>> begin

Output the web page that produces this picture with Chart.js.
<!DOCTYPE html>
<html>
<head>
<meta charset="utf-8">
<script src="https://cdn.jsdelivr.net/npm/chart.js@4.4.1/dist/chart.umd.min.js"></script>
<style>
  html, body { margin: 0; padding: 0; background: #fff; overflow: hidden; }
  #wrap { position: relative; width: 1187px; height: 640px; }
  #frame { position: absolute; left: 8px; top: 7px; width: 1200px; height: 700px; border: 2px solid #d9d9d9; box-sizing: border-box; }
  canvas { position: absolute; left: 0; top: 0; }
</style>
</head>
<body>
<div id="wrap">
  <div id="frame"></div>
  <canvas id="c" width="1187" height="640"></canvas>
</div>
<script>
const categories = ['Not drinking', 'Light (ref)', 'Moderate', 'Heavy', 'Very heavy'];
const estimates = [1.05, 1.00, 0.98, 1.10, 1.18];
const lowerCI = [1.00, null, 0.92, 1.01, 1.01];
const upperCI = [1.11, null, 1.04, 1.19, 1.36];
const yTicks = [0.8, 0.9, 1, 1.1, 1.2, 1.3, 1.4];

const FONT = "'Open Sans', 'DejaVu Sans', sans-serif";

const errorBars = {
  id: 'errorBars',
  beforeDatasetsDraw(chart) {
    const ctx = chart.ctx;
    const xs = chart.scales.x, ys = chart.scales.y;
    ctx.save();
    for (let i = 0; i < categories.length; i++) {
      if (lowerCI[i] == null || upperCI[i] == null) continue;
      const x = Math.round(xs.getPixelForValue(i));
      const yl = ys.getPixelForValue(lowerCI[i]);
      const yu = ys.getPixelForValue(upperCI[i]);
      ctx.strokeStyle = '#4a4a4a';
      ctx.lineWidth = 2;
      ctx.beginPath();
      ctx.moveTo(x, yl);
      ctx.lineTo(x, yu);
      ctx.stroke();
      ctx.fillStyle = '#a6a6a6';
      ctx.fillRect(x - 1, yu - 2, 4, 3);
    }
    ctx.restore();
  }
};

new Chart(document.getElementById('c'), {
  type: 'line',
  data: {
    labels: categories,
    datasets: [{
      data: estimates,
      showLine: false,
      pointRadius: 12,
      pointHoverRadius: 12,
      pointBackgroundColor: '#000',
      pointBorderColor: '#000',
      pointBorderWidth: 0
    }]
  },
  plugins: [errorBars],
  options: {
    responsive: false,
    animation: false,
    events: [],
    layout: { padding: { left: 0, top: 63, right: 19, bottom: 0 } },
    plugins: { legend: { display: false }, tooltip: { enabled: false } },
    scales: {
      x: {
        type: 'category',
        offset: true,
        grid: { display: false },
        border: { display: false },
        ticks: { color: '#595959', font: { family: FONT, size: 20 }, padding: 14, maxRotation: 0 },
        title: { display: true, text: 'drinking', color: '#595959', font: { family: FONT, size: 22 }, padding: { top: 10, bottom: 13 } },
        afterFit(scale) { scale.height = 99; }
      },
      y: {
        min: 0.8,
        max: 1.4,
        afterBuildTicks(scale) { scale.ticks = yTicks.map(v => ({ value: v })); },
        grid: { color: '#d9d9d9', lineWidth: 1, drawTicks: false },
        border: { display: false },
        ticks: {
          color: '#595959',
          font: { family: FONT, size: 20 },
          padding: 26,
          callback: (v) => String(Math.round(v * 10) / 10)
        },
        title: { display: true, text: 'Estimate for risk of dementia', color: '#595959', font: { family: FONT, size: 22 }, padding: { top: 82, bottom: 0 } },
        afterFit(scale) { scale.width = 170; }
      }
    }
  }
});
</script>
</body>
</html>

>> end

**What this task involves:**
Extract all of the data exactly as written.

**Finished answer:**
Output the web page that produces this picture with Chart.js.
<!DOCTYPE html>
<html>
<head>
<meta charset="utf-8">
<script src="https://cdn.jsdelivr.net/npm/chart.js@4.4.1/dist/chart.umd.min.js"></script>
<style>
  html, body { margin: 0; padding: 0; background: #fff; overflow: hidden; }
  #wrap { position: relative; width: 1187px; height: 640px; }
  #frame { position: absolute; left: 8px; top: 7px; width: 1200px; height: 700px; border: 2px solid #d9d9d9; box-sizing: border-box; }
  canvas { position: absolute; left: 0; top: 0; }
</style>
</head>
<body>
<div id="wrap">
  <div id="frame"></div>
  <canvas id="c" width="1187" height="640"></canvas>
</div>
<script>
const categories = ['Not drinking', 'Light (ref)', 'Moderate', 'Heavy', 'Very heavy'];
const estimates = [1.05, 1.00, 0.98, 1.10, 1.18];
const lowerCI = [1.00, null, 0.92, 1.01, 1.01];
const upperCI = [1.11, null, 1.04, 1.19, 1.36];
const yTicks = [0.8, 0.9, 1, 1.1, 1.2, 1.3, 1.4];

const FONT = "'Open Sans', 'DejaVu Sans', sans-serif";

const errorBars = {
  id: 'errorBars',
  beforeDatasetsDraw(chart) {
    const ctx = chart.ctx;
    const xs = chart.scales.x, ys = chart.scales.y;
    ctx.save();
    for (let i = 0; i < categories.length; i++) {
      if (lowerCI[i] == null || upperCI[i] == null) continue;
      const x = Math.round(xs.getPixelForValue(i));
      const yl = ys.getPixelForValue(lowerCI[i]);
      const yu = ys.getPixelForValue(upperCI[i]);
      ctx.strokeStyle = '#4a4a4a';
      ctx.lineWidth = 2;
      ctx.beginPath();
      ctx.moveTo(x, yl);
      ctx.lineTo(x, yu);
      ctx.stroke();
      ctx.fillStyle = '#a6a6a6';
      ctx.fillRect(x - 1, yu - 2, 4, 3);
    }
    ctx.restore();
  }
};

new Chart(document.getElementById('c'), {
  type: 'line',
  data: {
    labels: categories,
    datasets: [{
      data: estimates,
      showLine: false,
      pointRadius: 12,
      pointHoverRadius: 12,
      pointBackgroundColor: '#000',
      pointBorderColor: '#000',
      pointBorderWidth: 0
    }]
  },
  plugins: [errorBars],
  options: {
    responsive: false,
    animation: false,
    events: [],
    layout: { padding: { left: 0, top: 63, right: 19, bottom: 0 } },
    plugins: { legend: { display: false }, tooltip: { enabled: false } },
    scales: {
      x: {
        type: 'category',
        offset: true,
        grid: { display: false },
        border: { display: false },
        ticks: { color: '#595959', font: { family: FONT, size: 20 }, padding: 14, maxRotation: 0 },
        title: { display: true, text: 'drinking', color: '#595959', font: { family: FONT, size: 22 }, padding: { top: 10, bottom: 13 } },
        afterFit(scale) { scale.height = 99; }
      },
      y: {
        min: 0.8,
        max: 1.4,
        afterBuildTicks(scale) { scale.ticks = yTicks.map(v => ({ value: v })); },
        grid: { color: '#d9d9d9', lineWidth: 1, drawTicks: false },
        border: { display: false },
        ticks: {
          color: '#595959',
          font: { family: FONT, size: 20 },
          padding: 26,
          callback: (v) => String(Math.round(v * 10) / 10)
        },
        title: { display: true, text: 'Estimate for risk of dementia', color: '#595959', font: { family: FONT, size: 22 }, padding: { top: 82, bottom: 0 } },
        afterFit(scale) { scale.width = 170; }
      }
    }
  }
});
</script>
</body>
</html>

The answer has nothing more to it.